Getting the Studio Visitor to Talk
One time my wife and I went to a small gallery showing Salvador Dalí prints. When I was a teenager, I liked Dalí quite a bit, so I was curious. We entered the rather small space and began looking at the eighteen-by-twenty-four-inch prints. The prints, lightly colored drawings with Dalí’s signature line, quality and subtle references to himself and his work (the dripping clock, a crucifixion, etc), had large, gaudy gold frames around them. Though they looked like drawings, they were actually etchings from plates. As we walked through the show, whatever my childhood fondness for Dalí had been, was gone. The show was interesting, but not enough to keep me there for more than five minutes. I told my wife I wanted to go.
As We Were Leaving
Just then, a saleswoman, or perhaps the gallery director, asked me if I wanted a glass of wine or champagne. I declined, but thanked her, and we started towards the door. Then, the woman called out and asked if she could ask me one question. I said yes, and she asked me which one was my favorite.

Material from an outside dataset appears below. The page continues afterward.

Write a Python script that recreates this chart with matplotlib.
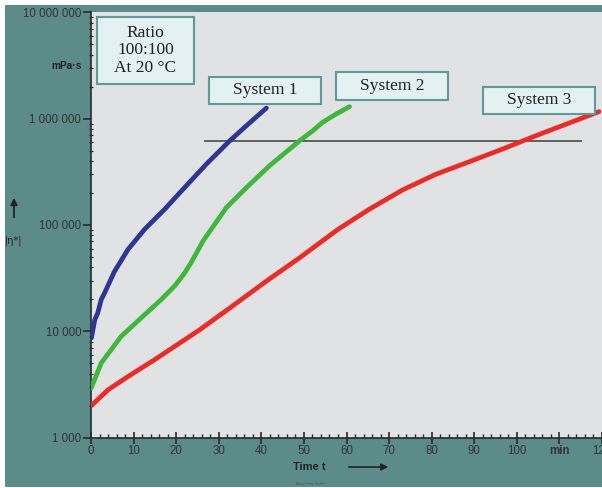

She didn’t ask if I had a favorite, or if I liked the show, she asked a direct question that required a straight answer—not a simple yes or no. So standing near the door, I answered her question by pointing to one of the pieces I liked better than the others. She smiled and said “Oh, that is a very special one. May I tell you something about it? It has a great story.” Reluctantly, I said yes, and my wife and I were walking back into the gallery toward my favorite etching.